« Scénobar », un minuscule bar-concert dans le quartier bohème de Ménilmontant. Un jeudi soir, début février. L’accueil vivant et chaleureux, assurée par Christelle Meyer. Quelques tables, bancs et chaises. Sur la petite scène un piano, une guitare contre le mur.
Théo Armen apparaît, et son émotion d’entrer en partage avec nous est presque palpable. L’éclairage sobre sur le visage, les cheveux blonds et le bleu du regard, qui nous envoie sa propre lumière. Puis la voix, qu’accompagnent d’abord juste les mouvements des mains et du corps, a capella : La nuit les chats sont gris / les hommes songeurs / quand dans leur coeur tombe la pluie […] et les souris iront dormir au paradis / la nuit me dit maudit celui qui vit la nuit…
Ainsi Théo nous fait entrer doucement dans ses nuits, puis ses jours, et encore ses nuits.
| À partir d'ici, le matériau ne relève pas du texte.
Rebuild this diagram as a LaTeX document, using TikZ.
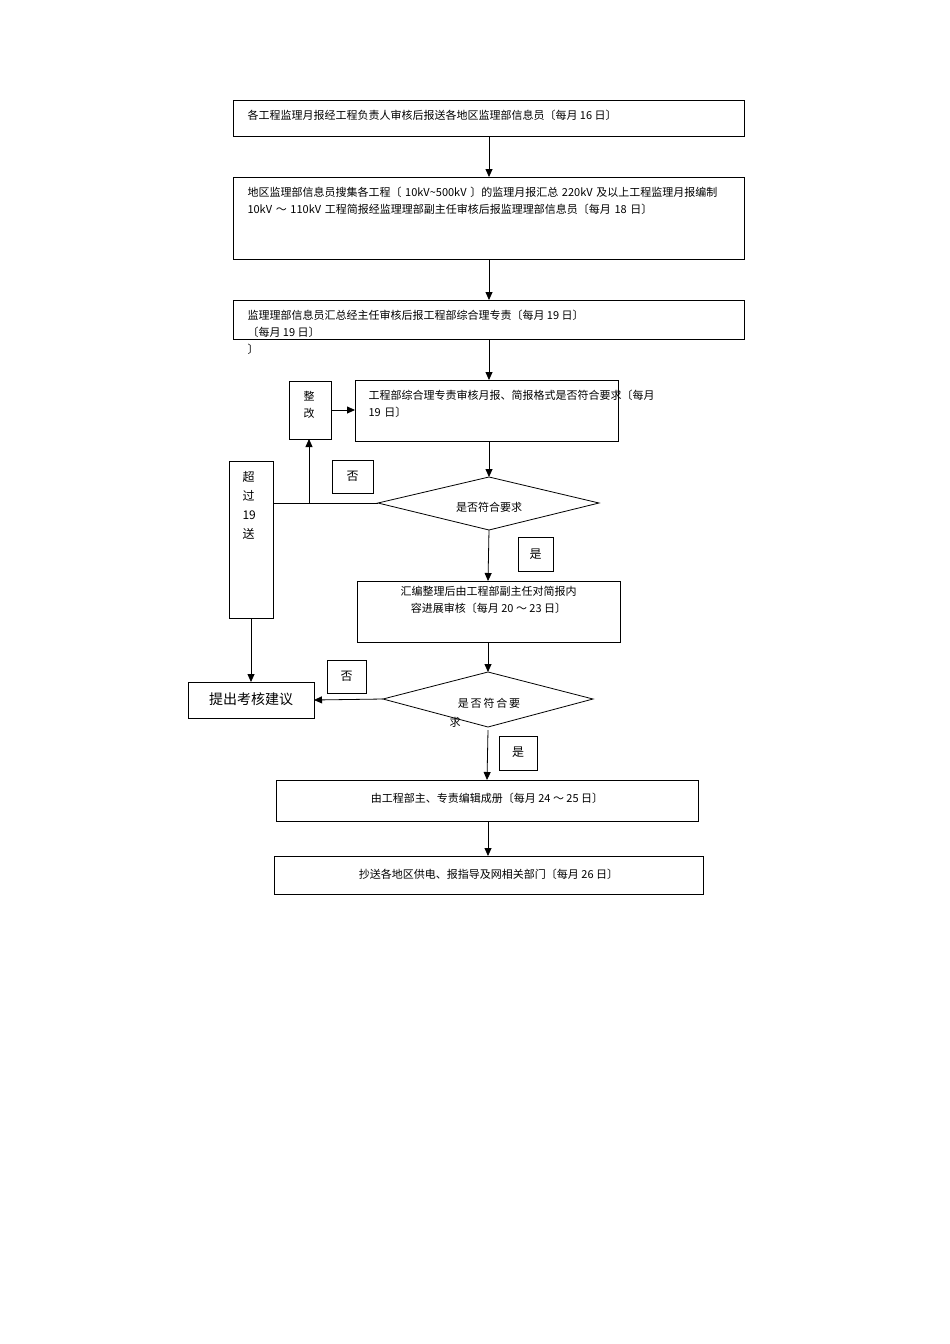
\documentclass[tikz,border=0pt]{standalone}
\usepackage{fontspec}
\newfontfamily\cjk{Noto Sans CJK SC}
\usetikzlibrary{arrows.meta}
\begin{document}
\begin{tikzpicture}[x=1pt,y=-1pt,
  box/.style={draw,line width=0.8pt,inner sep=0pt},
  lbl/.style={font=\cjk\fontsize{11}{17}\selectfont,anchor=north west,align=left},
  arr/.style={-{Triangle[length=8pt,width=7pt]},line width=0.8pt},
  ln/.style={line width=0.8pt}]
\useasboundingbox (0,0) rectangle (950,1344);
% boxes
\draw[box] (233,100) rectangle (744,136);
\node[lbl] (t1) at (244,107) {各工程监理月报经工程负责人审核后报送各地区监理部信息员〔每月 16 日〕};
\draw[box] (233,177) rectangle (744,259);
\node[lbl,text width=490pt] (t2) at (244,184) {地区监理部信息员搜集各工程〔 10kV\textasciitilde500kV 〕的监理月报汇总 220kV 及以上工程监理月报编制 10kV ～ 110kV 工程简报经监理理部副主任审核后报监理理部信息员〔每月 18 日〕};
\draw[box] (233,300) rectangle (744,339);
\node[lbl] (t3) at (244,307) {监理理部信息员汇总经主任审核后报工程部综合理专责〔每月 19 日〕\\〔每月 19 日〕\\〕};
\draw[box] (355,380) rectangle (618,441);
\node[lbl,text width=250pt] (t4) at (365,387) {工程部综合理专责审核月报、简报格式是否符合要求〔每月 19 日〕};
\draw[box] (289,381) rectangle (331,439);
\node[lbl] (zg) at (300,388) {整\\改};
\draw[box] (332,460) rectangle (373,493);
\node[font=\cjk\fontsize{12}{14}\selectfont] (f1) at (352.5,476.5) {否};
\draw[box] (378,503) -- (489,477) -- (599,503) -- (489,530) -- cycle;
\node[font=\cjk\fontsize{11}{14}\selectfont] (d1) at (489,507) {是否符合要求};
\draw[box] (229,461) rectangle (273,618);
\node[lbl,font=\cjk\fontsize{12}{19}\selectfont] (cg) at (239,468) {超\\过\\19\\送};
\draw[box] (518,537) rectangle (553,571);
\node[font=\cjk\fontsize{12}{14}\selectfont] (s1) at (535.5,554) {是};
\draw[box] (357,581) rectangle (620,642);
\node[font=\cjk\fontsize{11}{17}\selectfont,align=center] (t5) at (488.5,600) {汇编整理后由工程部副主任对简报内\\容进展审核〔每月 20 ～ 23 日〕};
\draw[box] (383,699) -- (488,672) -- (593,699) -- (488,727) -- cycle;
\node[font=\cjk\fontsize{11}{14}\selectfont] (d2) at (489,703) {是\,否\,符\,合\,要};
\node[font=\cjk\fontsize{11}{14}\selectfont] (d2b) at (455,722) {求};
\draw[box] (327,660) rectangle (366,693);
\node[font=\cjk\fontsize{12}{14}\selectfont] (f2) at (346.5,676.5) {否};
\draw[box] (188,682) rectangle (314,718);
\node[font=\cjk\fontsize{14}{16}\selectfont] (tc) at (251,699) {提出考核建议};
\draw[box] (499,736) rectangle (537,770);
\node[font=\cjk\fontsize{12}{14}\selectfont] (s2) at (518,752) {是};
\draw[box] (276,780) rectangle (698,821);
\node[font=\cjk\fontsize{11}{14}\selectfont] (t6) at (487,798) {由工程部主、专责编辑成册〔每月 24 ～ 25 日〕};
\draw[box] (274,856) rectangle (703,894);
\node[font=\cjk\fontsize{11}{14}\selectfont] (t7) at (488.5,874) {抄送各地区供电、报指导及网相关部门〔每月 26 日〕};
% connectors
\coordinate (a1) at (489,136); \coordinate (b1) at (489,177);
\draw[arr] (a1) -- (b1);
\coordinate (a2) at (489,259); \coordinate (b2) at (489,300);
\draw[arr] (a2) -- (b2);
\coordinate (a3) at (489,339); \coordinate (b3) at (489,380);
\draw[arr] (a3) -- (b3);
\coordinate (a4) at (489,441); \coordinate (b4) at (489,477);
\draw[arr] (a4) -- (b4);
\coordinate (zr) at (331,410); \coordinate (zl) at (355,410);
\draw[arr] (zr) -- (zl);
\coordinate (dl) at (378,503); \coordinate (cr) at (273,503); \coordinate (j) at (309,503); \coordinate (zb) at (309,439);
\draw[ln] (dl) -- (cr);
\draw[arr] (j) -- (zb);
\coordinate (a5) at (489,530); \coordinate (b5) at (488,581);
\draw[arr] (a5) -- (b5);
\coordinate (a6) at (488,642); \coordinate (b6) at (488,672);
\draw[arr] (a6) -- (b6);
\coordinate (d2l) at (383,699); \coordinate (tcr) at (314,700);
\draw[arr] (d2l) -- (tcr);
\coordinate (cb) at (251,618); \coordinate (tct) at (251,682);
\draw[arr] (cb) -- (tct);
\coordinate (a7) at (488,730); \coordinate (b7) at (487,780);
\draw[arr] (a7) -- (b7);
\coordinate (a8) at (488,821); \coordinate (b8) at (488,856);
\draw[arr] (a8) -- (b8);
\end{tikzpicture}
\end{document}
Chanteur, compositeur et poète, il nous invite à la rencontre des rêves, révoltes, envoûtements ou inquiétudes, qui – si semblables aux nôtres, et comme dans cette première chanson – prennent parfois racine dans l’enfance. L’amour et la tendresse embrassent les désespoirs, et les transfigurent, pour qu’ils deviennent espérances. Des évidences oubliées se transforment en découvertes éblouies, et nous pouvons frissonner par instants – d’émotion ou de plaisir.
Au fil d’une quinzaine de chansons, interrompu à peine par un entracte d’un quart d’heure, nous visitons des désirs, des attentes, des images parfois si familières que presque invisibles (L’homme de l’avenue), et parfois éveillant une envie d’ailleurs (chansons en brésilien, échos vifs d’un long et beau séjour de l’artiste dans ce pays). La sensualité forte et déliée, pleinement assumée et célébrée avec une audace subtile, entraîne ceux qui écoutent vers des sentiers plus intimes (Deux hommes). Et des sourires aussi, car l’humour tendre ou malicieux surgit, souvent par surprise, au détour d’une idée ou d’un jeu de mots.
Les textes et mélodies (voix, guitare et piano) semblent ne faire qu’un à chaque fois, tant apparaît intense le lien entre la chanson et ses sources. Le quotidien, la souffrance, les merveilles de la vie et la soif de vivre trouvent avec bonheur leurs mots et leur musique. Une entrée de nuit qui se déploie volontiers bien au-delà, et qu’on a envie de retrouver.